Examples of extracurricular activities/clubs are: Astronomy Club, Debate Team, Art Club, Band, Poet's Society, Football, Choir, Basketball, Photography Club, Dance, Film Club, Graphic Design Club, Computer Science Club, Spanish Club, Math Team, Baseball, Engineering Society, Orchestra, Lacrosse, Humanities Club, Archaeology Club etc.
After noon every day, teachers may choose to prepare lesson plans for following day.
Teachers should be allowed to construct their own lesson plans and choose their own text books.
There should be 1 teacher for every 7 students.
Classes should have mixed-ability students, not students grouped together according to age, whatever skill level a child is at depends on what types of classes they should take. (for example, a student who excels at Reading & Writing should be in an advanced Reading & Writing class but if the same student performs poorly in Math, the student should be placed in a Math class according to his/her skill level, not age group)

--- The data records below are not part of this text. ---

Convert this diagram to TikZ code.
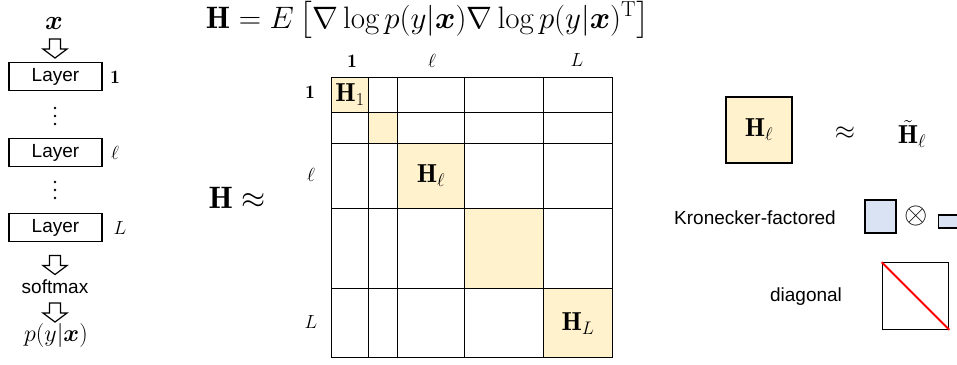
\RequirePackage{fix-cm}
\documentclass[tikz,border=0pt]{standalone}
\usepackage{amsmath,amssymb,bm}
\usepackage{fontspec}
\setsansfont{Liberation Sans}
\usetikzlibrary{calc}
\definecolor{hy}{HTML}{FFF2CC}
\definecolor{hb}{HTML}{DAE3F3}
\newcommand\harr[1]{\draw[hollow] ($(#1)+(-5.5,-9.5)$) -- ($(#1)+(5.5,-9.5)$) -- ($(#1)+(5.5,0.5)$) -- ($(#1)+(12,0.5)$) -- ($(#1)+(0,9.5)$) -- ($(#1)+(-12,0.5)$) -- ($(#1)+(-5.5,0.5)$) -- cycle;}
\begin{document}
\begin{tikzpicture}[x=1pt,y=-1pt,
  layerbox/.style={draw, line width=1.3pt, minimum width=93pt, minimum height=28pt, inner sep=0, font=\sffamily\fontsize{19}{22}\selectfont},
  sans/.style={inner sep=0, font=\sffamily\fontsize{19}{22}\selectfont},
  lab/.style={inner sep=0, font=\fontsize{19}{22}\selectfont},
  hlab/.style={inner sep=0, font=\fontsize{26}{30}\selectfont},
  hollow/.style={draw, line width=1.2pt, fill=white, line join=miter},
  gridline/.style={line width=1pt},
  dotc/.style={fill=black}]
\useasboundingbox (0,0) rectangle (957,364);
\clip (0,0) rectangle (957,364);

% title
\node[anchor=base, inner sep=0, font=\fontsize{31}{37}\selectfont] (title) at (427.5,28)
  {$\mathbf{H} = E\left[\nabla \log p(y|\boldsymbol{x}) \nabla \log p(y|\boldsymbol{x})^{\mathrm{T}}\right]$};

% left column
\node[inner sep=0, font=\fontsize{27}{31}\selectfont] (x) at (54,23) {$\boldsymbol{x}$};
\coordinate (a1) at (55,48.5);
\harr{a1}
\node[layerbox] (l1) at (55.5,76.5) {Layer};
\node[layerbox] (l2) at (55.5,152.5) {Layer};
\node[layerbox] (l3) at (55.5,227.5) {Layer};
\node[lab] (n1) at (115,77) {$\mathbf{1}$};
\node[lab] (n2) at (115,153) {$\ell$};
\node[lab] (n3) at (120,228) {$L$};
\foreach \yy in {108,116,124,182,190,198} \fill[dotc] (55,\yy) circle (1.4);
\coordinate (a2) at (55,265);
\harr{a2}
\node[sans] (sm) at (55,287) {softmax};
\coordinate (a3) at (55,312.5);
\harr{a3}
\node[inner sep=0, font=\fontsize{24}{28}\selectfont] (p) at (56,335) {$p(y|\boldsymbol{x})$};

% H approx
\node[anchor=base, inner sep=0, font=\fontsize{31}{37}\selectfont] (happ) at (237,208) {$\mathbf{H} \approx$};

% matrix
\fill[hy] (331,77) rectangle (368,112);
\fill[hy] (368,112) rectangle (397,143);
\fill[hy] (397,143) rectangle (464,208);
\fill[hy] (464,208) rectangle (543,288);
\fill[hy] (543,288) rectangle (612,357);
\foreach \xx in {368,397,464,543} \draw[gridline] (\xx,77) -- (\xx,357);
\foreach \yy in {112,143,208,288} \draw[gridline] (331,\yy) -- (612,\yy);
\draw[gridline] (331,77) rectangle (612,357);
\node[hlab] (h1) at (350,95) {$\mathbf{H}_1$};
\node[hlab] (hl) at (431,176) {$\mathbf{H}_\ell$};
\node[hlab] (hL) at (578,324) {$\mathbf{H}_L$};
\node[lab] (c1) at (352,61) {$\mathbf{1}$};
\node[lab] (c2) at (432,61) {$\ell$};
\node[lab] (c3) at (577,60) {$L$};
\node[lab] (r1) at (310,92) {$\mathbf{1}$};
\node[lab] (r2) at (311,175) {$\ell$};
\node[lab] (r3) at (311,322) {$L$};

% right panel
\node[draw, fill=hy, line width=1.2pt, minimum size=66pt, inner sep=0, font=\fontsize{26}{30}\selectfont] (hbox) at (759,130) {$\mathbf{H}_\ell$};
\node[hlab] (ap) at (845,133) {$\approx$};
\node[hlab] (ht) at (912,134) {$\tilde{\mathbf{H}}_\ell$};
\node[sans] (kf) at (755,218) {Kronecker-factored};
\node[draw, fill=hb, line width=1.2pt, minimum width=31pt, minimum height=33pt, inner sep=0] (kA) at (880.5,216.5) {};
\node[inner sep=0, font=\fontsize{30}{34}\selectfont] (ot) at (916,216) {$\otimes$};
\node[draw, fill=hb, line width=1.2pt, minimum width=34pt, minimum height=13pt, inner sep=0, anchor=west] (kB) at (938,221.5) {};
\node[sans] (dg) at (806,297) {diagonal};
\node[draw, line width=1.2pt, minimum size=66.5pt, inner sep=0] (db) at (915.5,296) {};
\draw[red, line width=2pt] (db.north west) -- (db.south east);
\end{tikzpicture}
\end{document}
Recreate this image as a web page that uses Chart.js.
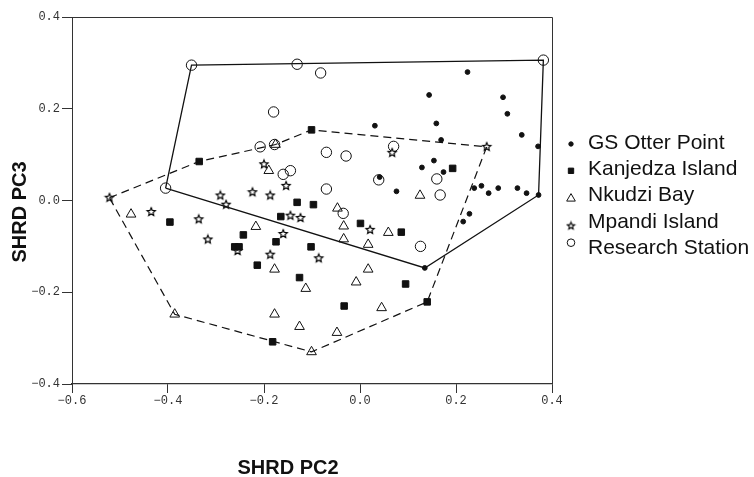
<!DOCTYPE html>
<html>
<head>
<meta charset="utf-8">
<script src="https://cdn.jsdelivr.net/npm/chart.js@4"></script>
<style>
  html, body { margin: 0; padding: 0; background: #fff; }
  #wrap { width: 754px; height: 477px; position: relative; }
</style>
</head>
<body>
<div id="wrap"><canvas id="chart"></canvas></div>
<script>
// PC2 / PC3 scores, [x, y]
const gsOtterPoint = [
  [0.224, 0.280], [0.144, 0.230], [0.298, 0.225], [0.307, 0.189], [0.159, 0.168],
  [0.031, 0.163], [0.337, 0.143], [0.169, 0.132], [0.371, 0.118], [0.154, 0.087],
  [0.129, 0.072], [0.174, 0.062], [0.041, 0.051], [0.076, 0.020], [0.238, 0.027],
  [0.253, 0.032], [0.268, 0.016], [0.288, 0.027], [0.328, 0.027], [0.347, 0.016],
  [0.372, 0.012], [0.215, -0.046], [0.228, -0.029], [0.135, -0.147]
];
const kanjedzaIsland = [
  [-0.335, 0.085], [-0.101, 0.154], [0.193, 0.070], [-0.396, -0.047], [-0.243, -0.075],
  [-0.261, -0.101], [-0.252, -0.101], [-0.214, -0.141], [-0.131, -0.004], [-0.097, -0.009],
  [-0.165, -0.035], [0.001, -0.050], [0.086, -0.069], [-0.175, -0.090], [-0.102, -0.101],
  [-0.126, -0.168], [0.095, -0.182], [-0.033, -0.230], [-0.182, -0.308], [0.140, -0.221]
];
const nkudziBay = [
  [-0.477, -0.030], [-0.386, -0.248], [-0.217, -0.057], [-0.190, 0.065], [-0.176, 0.122],
  [0.125, 0.011], [-0.047, -0.017], [-0.034, -0.056], [0.059, -0.070], [-0.034, -0.084],
  [0.017, -0.096], [-0.178, -0.150], [0.017, -0.150], [-0.008, -0.178], [-0.113, -0.192],
  [-0.178, -0.248], [0.045, -0.234], [-0.126, -0.275], [-0.048, -0.288], [-0.101, -0.330]
];
const mpandiIsland = [
  [-0.522, 0.006], [-0.435, -0.025], [-0.336, -0.041], [-0.317, -0.085], [-0.291, 0.011],
  [-0.279, -0.009], [-0.224, 0.018], [-0.255, -0.110], [-0.200, 0.079], [-0.187, 0.011],
  [-0.154, 0.032], [0.067, 0.104], [0.264, 0.117], [-0.145, -0.033], [-0.124, -0.038],
  [-0.160, -0.073], [-0.187, -0.118], [-0.086, -0.126], [0.021, -0.064]
];
const researchStation = [
  [-0.405, 0.027], [-0.351, 0.295], [-0.131, 0.297], [-0.082, 0.278], [-0.180, 0.193],
  [-0.208, 0.117], [-0.178, 0.122], [-0.070, 0.105], [-0.029, 0.097], [0.070, 0.118],
  [-0.160, 0.057], [-0.145, 0.065], [-0.070, 0.025], [0.039, 0.045], [0.160, 0.047],
  [0.167, 0.012], [-0.035, -0.028], [0.126, -0.100], [0.382, 0.306]
];
// hull outlines (closed)
const hullSolid = [
  [-0.405, 0.027], [-0.351, 0.295], [0.382, 0.306], [0.372, 0.012], [0.135, -0.147], [-0.405, 0.027]
];
const hullDashed = [
  [-0.522, 0.006], [-0.335, 0.085], [-0.176, 0.122], [-0.101, 0.154], [0.264, 0.117],
  [0.140, -0.221], [-0.101, -0.330], [-0.386, -0.248], [-0.522, 0.006]
];
const xTicks = [-0.6, -0.4, -0.2, 0.0, 0.2, 0.4];
const yTicks = [-0.4, -0.2, 0.0, 0.2, 0.4];

const toXY = (arr) => arr.map(([x, y]) => ({ x, y }));

function starImage(outer, inner, lw) {
  const s = Math.ceil(outer * 2 + 3);
  const c = document.createElement('canvas');
  c.width = s;
  c.height = s;
  const g = c.getContext('2d');
  g.translate(s / 2, s / 2);
  g.beginPath();
  for (let i = 0; i < 10; i++) {
    const r = i % 2 === 0 ? outer : inner;
    const a = -Math.PI / 2 + i * Math.PI / 5;
    if (i === 0) g.moveTo(r * Math.cos(a), r * Math.sin(a));
    else g.lineTo(r * Math.cos(a), r * Math.sin(a));
  }
  g.closePath();
  g.fillStyle = '#fff';
  g.fill();
  g.lineWidth = lw;
  g.strokeStyle = '#000';
  g.stroke();
  return c;
}
const star = starImage(4.3, 2, 1.2);
const starSmall = starImage(3.8, 1.7, 1.1);

const fmt = (v) => {
  if (Math.abs(v) < 1e-9) return '0.0';
  return (v < 0 ? '\u2212' : '') + Math.abs(v).toFixed(1);
};

const OPEN = 'rgba(0,0,0,0)';
const seriesStyle = [
  { label: 'GS Otter Point', data: gsOtterPoint, pointStyle: 'circle', pointRadius: 2.4, backgroundColor: '#111', legendRadius: 2.2, dy: 1 },
  { label: 'Kanjedza Island', data: kanjedzaIsland, pointStyle: 'rect', pointRadius: 4.6, backgroundColor: '#111', legendRadius: 3.8, dy: 1.5 },
  { label: 'Nkudzi Bay', data: nkudziBay, pointStyle: 'triangle', pointRadius: 5.6, backgroundColor: OPEN, legendRadius: 5, dy: 3 },
  { label: 'Mpandi Island', data: mpandiIsland, pointStyle: star, pointRadius: 4, backgroundColor: OPEN, legendStyle: starSmall, legendRadius: 3.5, dy: 4 },
  { label: 'Research Station', data: researchStation, pointStyle: 'circle', pointRadius: 5.2, backgroundColor: OPEN, legendRadius: 3.8, dy: -5.5 }
];

const datasets = [
  {
    label: 'hullSolid',
    data: toXY(hullSolid),
    showLine: true,
    borderColor: '#111',
    borderWidth: 1.3,
    pointRadius: 0,
    tension: 0,
    fill: false,
  },
  {
    label: 'hullDashed',
    data: toXY(hullDashed),
    showLine: true,
    borderColor: '#111',
    borderWidth: 1.2,
    borderDash: [8, 5],
    pointRadius: 0,
    tension: 0,
    fill: false,
  },
].concat(seriesStyle.map((s) => ({
  label: s.label,
  data: toXY(s.data),
  pointStyle: s.pointStyle,
  pointRadius: s.pointRadius,
  pointBackgroundColor: s.backgroundColor,
  pointBorderColor: '#111',
  pointBorderWidth: 1,
  showLine: false,
})));

// frame, axis titles and legend
const decorations = {
  id: 'decorations',
  afterDraw(chart) {
    const { ctx, chartArea: a } = chart;
    ctx.save();
    ctx.strokeStyle = '#333';
    ctx.lineWidth = 1;
    ctx.beginPath();
    ctx.moveTo(a.left, a.top + 0.5);
    ctx.lineTo(a.right + 0.5, a.top + 0.5);
    ctx.lineTo(a.right + 0.5, a.bottom);
    ctx.stroke();

    ctx.fillStyle = '#111';
    ctx.font = 'bold 20px "Liberation Sans", Arial, sans-serif';
    ctx.textAlign = 'center';
    ctx.textBaseline = 'middle';
    ctx.fillText('SHRD PC2', 288, 468);
    ctx.save();
    ctx.translate(20, 212);
    ctx.rotate(-Math.PI / 2);
    ctx.fillText('SHRD PC3', 0, 0);
    ctx.restore();

    ctx.font = '21px "Liberation Sans", Arial, sans-serif';
    ctx.textAlign = 'left';
    seriesStyle.forEach((s, i) => {
      const y = 143 + i * 26.3;
      ctx.fillStyle = s.backgroundColor;
      ctx.strokeStyle = '#111';
      ctx.lineWidth = 1;
      Chart.helpers.drawPoint(ctx, {
        pointStyle: s.legendStyle || s.pointStyle,
        radius: s.legendRadius,
        borderWidth: 1,
      }, 571, y + s.dy);
      ctx.fillStyle = '#111';
      ctx.fillText(s.label, 588, y);
    });
    ctx.restore();
  },
};

const tickFont = { family: '"Liberation Mono", "DejaVu Sans Mono", monospace', size: 12 };

new Chart(document.getElementById('chart'), {
  type: 'scatter',
  data: { datasets },
  options: {
    responsive: true,
    maintainAspectRatio: false,
    animation: false,
    layout: { padding: { left: 0, right: 202, top: 17, bottom: 0 } },
    scales: {
      x: {
        type: 'linear',
        min: xTicks[0],
        max: xTicks[xTicks.length - 1],
        afterBuildTicks: (scale) => { scale.ticks = xTicks.map((v) => ({ value: v })); },
        afterFit: (scale) => { scale.height = 93; },
        ticks: { callback: fmt, color: '#333', font: tickFont, padding: 1, maxRotation: 0 },
        grid: { drawOnChartArea: false, drawTicks: true, tickLength: 9, color: '#333' },
        border: { display: true, color: '#333', width: 1.2 },
      },
      y: {
        type: 'linear',
        min: yTicks[0],
        max: yTicks[yTicks.length - 1],
        afterBuildTicks: (scale) => { scale.ticks = yTicks.map((v) => ({ value: v })); },
        afterFit: (scale) => { scale.width = 72; },
        ticks: { callback: fmt, color: '#333', font: tickFont, padding: 2 },
        grid: { drawOnChartArea: false, drawTicks: true, tickLength: 10, color: '#333' },
        border: { display: true, color: '#333', width: 1 },
      },
    },
    plugins: {
      legend: { display: false },
      title: { display: false },
      tooltip: { enabled: false },
    },
  },
  plugins: [decorations],
});
</script>
</body>
</html>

To end, I will simply share a quote by Bill Richardson & Elbert Hubbard.

"Ignorance has always been the weapon of tyrants; enlightenment the salvation of the free." "The only foes that threaten America are the enemies at home, and these are ignorance, superstition, and incompetence."

If this country is going to be free and stay free, we need to educate our children and young people better. If we keep on going the way our education system has been in this country, our government will turn to tyranny, because future generations will be uneducated. They will not have the proper tools needed to fight evil and battle injustices. They will succumb to false doctrines and ideals that will lead them to turn to terrorism, radical groups, crime and ignorance.

Let us start now to change the education system using some of the things I've researched above.

If we do so, we will have a brighter future. And more importantly, our children will be blessed with knowledge and wisdom that they will need to battle enemies both at home and abroad.